Diz quem sabe O caso de Gonçalo, contudo, é especial. O financiamento do seu ano sabático ficou a cargo da Fundação Lapa Lobo (FLL), que se propôs a cobrir os custos da sua viagem – e a de Tiago Marques, co-fundador da Gap Year Portugal, com quem viajou – após o líder da instituição assistir ao seu discurso sobre o tema durante um evento organizado pela instituição. Na mesma situação estão hoje Diogo Pedrosa e Rúben Ferreira.
Enquanto este texto estava a ser escrito, ambos os jovens estavam a bordo de um autocarro, na América do Sul, a numa viagem de 23 horas até Santiago, capital do Chile. Antes, por email, ainda tiveram tempo para contar ao i as vantagens, “enormes” e “inúmeras”, que eles próprios já retiram da experiência. “Agora que olho para trás e vejo o Diogo de há um ano, tenho a certeza que não estava preparado para entrar na faculdade. Era irresponsável, não fazia ideia do que era gerir dinheiro para as despesas do dia-a-dia”, reconhece, antes de Rúben revelar que “agora sente que é mais responsável”, pois tem “maior noção do que é viver sem depender dos pais”. Ambos concordam numa outra vantagem: a experiência dar-lhes-á “mais curriculum” e vantagem “no momento de procurar emprego”. Algo que outras experiências, como o Erasmus – programa universitário em que, durante seis meses ou um ano, um aluno estuda numa faculdade estrangeira – também podem dar.

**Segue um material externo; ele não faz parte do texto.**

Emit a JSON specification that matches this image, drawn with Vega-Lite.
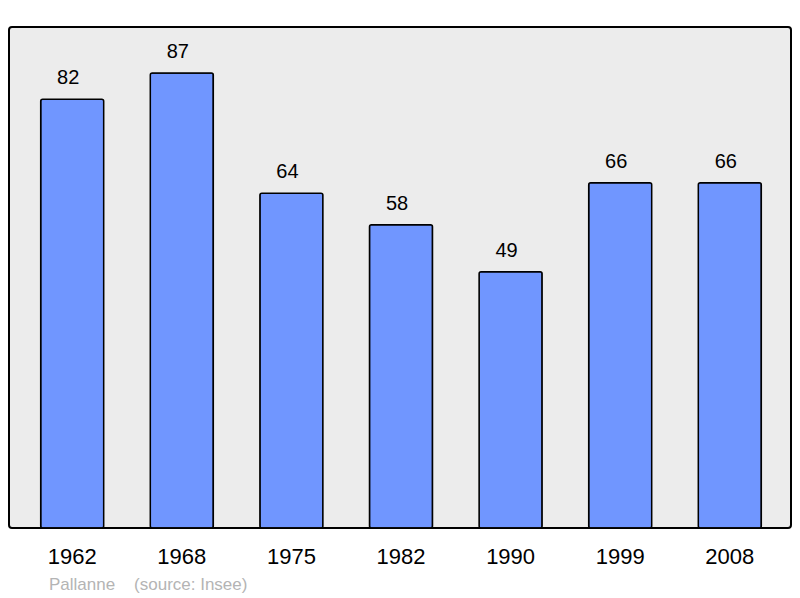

O que escolher então? Como exemplo, o i colocou a pergunta a uma dezena de jovens que ainda frequentam o 12.º ano, e a balança acabou por pesar mais para o lado do gap year. Seis estudantes admitiram que, se pudessem escolher, preferiam realizar um ano sabático, e as razões foram várias: desde ser “uma experiência mais completa que Erasmus” até à possibilidade de “fazer voluntariado e viajar antes de entrar para a faculdade”. Para Gonçalo Silva, o gap year ganha por estimular “um crescimento mais exponencial” e “por fugir mais ao convencional”.

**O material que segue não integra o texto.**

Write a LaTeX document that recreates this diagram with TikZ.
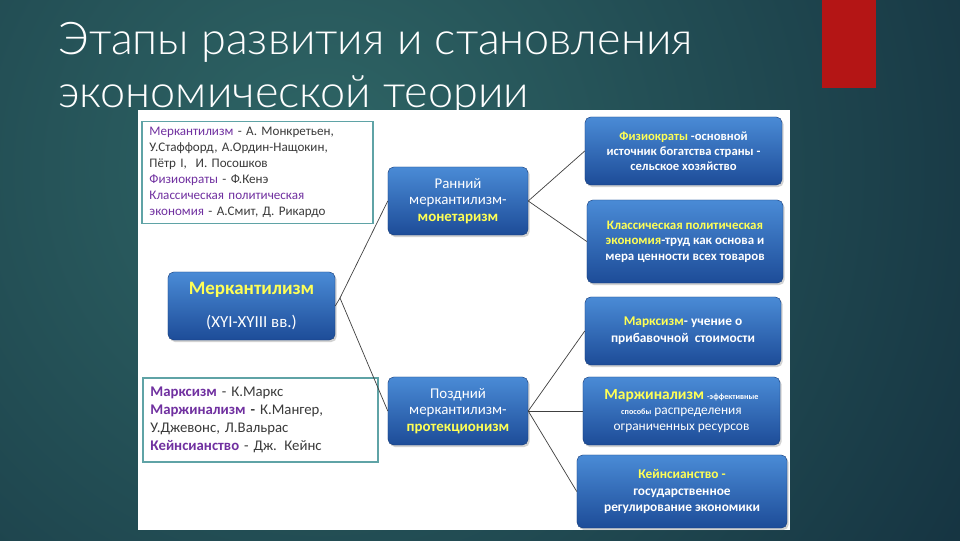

Governo a apoiar? No início de Março, a Gap Year Portugal foi à comissão parlamentar de Educação apresentar a associação, e acabou por convencer vários deputados do PS. Rui Pedro Duarte foi um deles e um dos nomes que subscreveu o projecto de resolução, onde o partido “recomenda o governo” a promover “o conceito e uma maior disseminação da cultura de ano sabático pela rede de estabelecimento de ensino público em Portugal”. Para Rui Pedro Duarte, é necessário “desmontar a ideia” associada ao gap year – de ser “um ano de inutilidade pública”. O deputado defende ser “preciso encorajar os jovens a participarem” no que antes considera ser “um ano de crescimento individual, para ganhar rede e conhecimento do que vai ser o seu futuro profissional”. O projecto não pretende criar qualquer tipo de programa de financiamento, como socialista esclareceu, ao sublinhar que “no limite”, a intenção é “promover a prática” para que seja de “conhecimento comum” e não “um privilégio de alguns”.